* Begin Recorded information *

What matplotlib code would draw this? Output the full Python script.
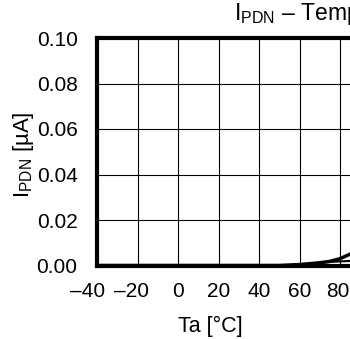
import matplotlib
matplotlib.use("Agg")
import matplotlib.pyplot as plt
from matplotlib.transforms import ScaledTranslation

plt.rcParams['font.family'] = ['Liberation Sans', 'DejaVu Sans']
plt.rcParams['mathtext.fontset'] = 'custom'
plt.rcParams['mathtext.rm'] = 'Liberation Sans'

# data
temps = [-40, -20, 0, 20, 40, 50, 60, 70, 75, 80, 85, 90]
ipdn_max = [0.0, 0.0, 0.0, 0.0, 0.0, 0.0, 0.0004, 0.0012, 0.0018, 0.0030, 0.0050, 0.0075]
ipdn_typ = [0.0, 0.0, 0.0, 0.0, 0.0, 0.0, 0.0004, 0.0012, 0.0016, 0.0018, 0.0020, 0.0023]

xticks = [-40, -20, 0, 20, 40, 60, 80, 100]
xlabels = ['\u201340', '\u201320', '0', '20', '40', '60', '80', '100']
yticks = [0.00, 0.02, 0.04, 0.06, 0.08, 0.10]
ylabels = ['0.00', '0.02', '0.04', '0.06', '0.08', '0.10']

fig = plt.figure(figsize=(3.5, 3.39), dpi=100)
W, H = 350, 339
ax = fig.add_axes([97 / W, (H - 265.5) / H, 283.5 / W, 227.5 / H])

ax.plot(temps, ipdn_typ, color='black', lw=1.5, solid_capstyle='butt')
ax.plot(temps, ipdn_max, color='black', lw=2.5, solid_capstyle='butt')

ax.set_xlim(-40, 100)
ax.set_ylim(0, 0.10)
ax.set_xticks(xticks)
ax.set_xticklabels(xlabels)
ax.set_yticks(yticks)
ax.set_yticklabels(ylabels)
ax.grid(True, color='black', lw=0.8)
ax.tick_params(length=0, labelsize=15)
ax.tick_params(axis='x', pad=12)
ax.tick_params(axis='y', pad=14)

for s in ['left', 'bottom', 'top']:
    ax.spines[s].set_linewidth(3)
ax.spines['right'].set_visible(False)

# small left shifts of the negative labels, like the original
shifts = {0: -9, 1: -6, 6: -2}
for i, lab in enumerate(ax.get_xticklabels()):
    if i in shifts:
        lab.set_transform(lab.get_transform() + ScaledTranslation(shifts[i] / 100, 0, fig.dpi_scale_trans))

ax.set_xlabel('Ta [°C]', fontsize=15.5)
ax.xaxis.set_label_coords((210 - 97) / 283.5, (265.5 - 326) / 227.5)
ax.xaxis.label.set_va('center')
ax.set_ylabel(r'$\mathregular{I_{PDN}}$ [µA]', fontsize=16)
ax.yaxis.set_label_coords((24 - 97) / 283.5, (265.5 - 155) / 227.5)
ax.yaxis.label.set_va('center')

fig.text(234 / W, 1 - 14 / H, r'$\mathregular{I_{PDN}}$ ' + '\u2013 Temperature',
         fontsize=16.5, ha='left', va='center')

fig.savefig('out.png', dpi=100)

* End Recorded information *

Repeat the listing above exactly from its first line to the line containing "from matplotlib.transforms import", both included, and omit the pictures.

What matplotlib code would draw this? Output the full Python script.
import matplotlib
matplotlib.use("Agg")
import matplotlib.pyplot as plt
from matplotlib.transforms import ScaledTranslation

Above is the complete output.